── DATA EXCERPT ──

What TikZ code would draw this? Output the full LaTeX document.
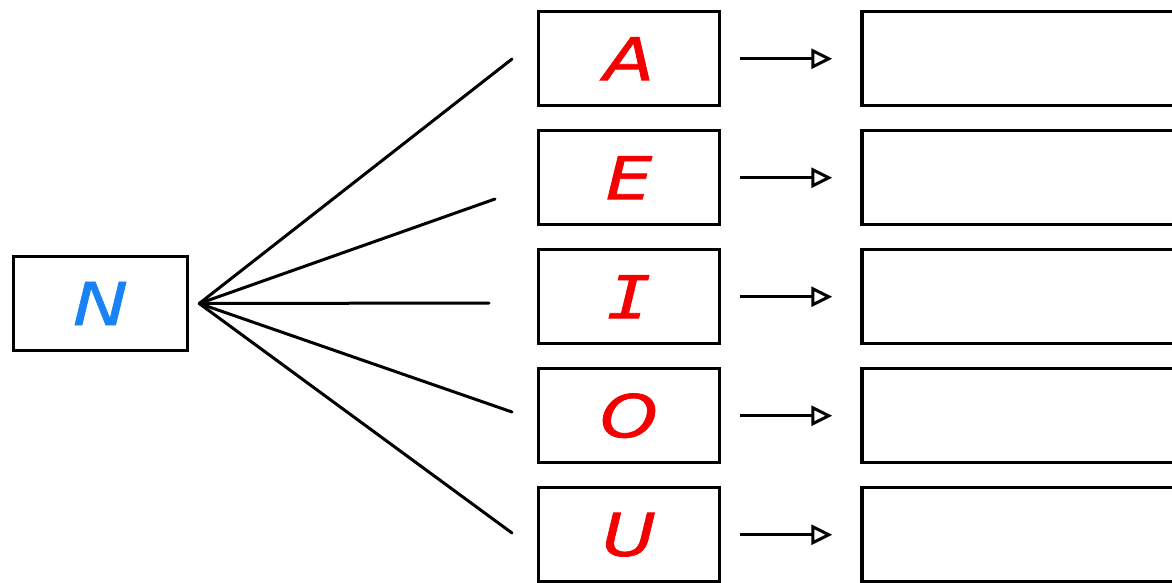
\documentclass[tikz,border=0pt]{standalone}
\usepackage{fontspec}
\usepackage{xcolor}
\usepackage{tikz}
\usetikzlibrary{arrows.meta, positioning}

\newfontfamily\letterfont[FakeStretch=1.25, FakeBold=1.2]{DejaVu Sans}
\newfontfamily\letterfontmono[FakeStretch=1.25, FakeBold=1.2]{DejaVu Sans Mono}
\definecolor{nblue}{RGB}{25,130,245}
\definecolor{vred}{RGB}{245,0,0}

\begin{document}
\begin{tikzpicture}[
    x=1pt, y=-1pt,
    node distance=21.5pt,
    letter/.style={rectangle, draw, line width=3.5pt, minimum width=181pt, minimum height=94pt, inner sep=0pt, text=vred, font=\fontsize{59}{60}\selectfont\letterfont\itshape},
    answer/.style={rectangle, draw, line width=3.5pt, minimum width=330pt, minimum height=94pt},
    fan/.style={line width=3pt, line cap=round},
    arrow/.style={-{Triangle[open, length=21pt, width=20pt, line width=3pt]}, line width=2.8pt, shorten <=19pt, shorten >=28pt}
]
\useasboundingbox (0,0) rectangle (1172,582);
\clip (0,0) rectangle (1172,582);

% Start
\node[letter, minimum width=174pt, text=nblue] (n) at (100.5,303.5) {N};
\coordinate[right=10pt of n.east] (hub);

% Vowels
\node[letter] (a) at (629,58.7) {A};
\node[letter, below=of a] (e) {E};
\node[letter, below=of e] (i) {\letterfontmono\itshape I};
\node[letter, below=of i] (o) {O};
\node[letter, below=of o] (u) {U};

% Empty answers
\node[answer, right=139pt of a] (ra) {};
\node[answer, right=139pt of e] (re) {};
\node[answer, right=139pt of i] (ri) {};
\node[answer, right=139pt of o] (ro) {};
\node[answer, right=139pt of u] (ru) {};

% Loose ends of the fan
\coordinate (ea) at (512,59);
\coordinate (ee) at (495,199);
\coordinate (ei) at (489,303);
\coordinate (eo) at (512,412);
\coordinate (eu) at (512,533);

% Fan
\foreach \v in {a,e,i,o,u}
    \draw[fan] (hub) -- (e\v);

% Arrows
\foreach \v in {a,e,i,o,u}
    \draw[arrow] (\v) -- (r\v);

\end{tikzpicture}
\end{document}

───

Omit the pictures, then output the rest of the listing exactly.

EXERCISE RESULT:
What TikZ code would draw this? Output the full LaTeX document.
\documentclass[tikz,border=0pt]{standalone}
\usepackage{fontspec}
\usepackage{xcolor}
\usepackage{tikz}
\usetikzlibrary{arrows.meta, positioning}

\newfontfamily\letterfont[FakeStretch=1.25, FakeBold=1.2]{DejaVu Sans}
\newfontfamily\letterfontmono[FakeStretch=1.25, FakeBold=1.2]{DejaVu Sans Mono}
\definecolor{nblue}{RGB}{25,130,245}
\definecolor{vred}{RGB}{245,0,0}

\begin{document}
\begin{tikzpicture}[
    x=1pt, y=-1pt,
    node distance=21.5pt,
    letter/.style={rectangle, draw, line width=3.5pt, minimum width=181pt, minimum height=94pt, inner sep=0pt, text=vred, font=\fontsize{59}{60}\selectfont\letterfont\itshape},
    answer/.style={rectangle, draw, line width=3.5pt, minimum width=330pt, minimum height=94pt},
    fan/.style={line width=3pt, line cap=round},
    arrow/.style={-{Triangle[open, length=21pt, width=20pt, line width=3pt]}, line width=2.8pt, shorten <=19pt, shorten >=28pt}
]
\useasboundingbox (0,0) rectangle (1172,582);
\clip (0,0) rectangle (1172,582);

% Start
\node[letter, minimum width=174pt, text=nblue] (n) at (100.5,303.5) {N};
\coordinate[right=10pt of n.east] (hub);

% Vowels
\node[letter] (a) at (629,58.7) {A};
\node[letter, below=of a] (e) {E};
\node[letter, below=of e] (i) {\letterfontmono\itshape I};
\node[letter, below=of i] (o) {O};
\node[letter, below=of o] (u) {U};

% Empty answers
\node[answer, right=139pt of a] (ra) {};
\node[answer, right=139pt of e] (re) {};
\node[answer, right=139pt of i] (ri) {};
\node[answer, right=139pt of o] (ro) {};
\node[answer, right=139pt of u] (ru) {};

% Loose ends of the fan
\coordinate (ea) at (512,59);
\coordinate (ee) at (495,199);
\coordinate (ei) at (489,303);
\coordinate (eo) at (512,412);
\coordinate (eu) at (512,533);

% Fan
\foreach \v in {a,e,i,o,u}
    \draw[fan] (hub) -- (e\v);

% Arrows
\foreach \v in {a,e,i,o,u}
    \draw[arrow] (\v) -- (r\v);

\end{tikzpicture}
\end{document}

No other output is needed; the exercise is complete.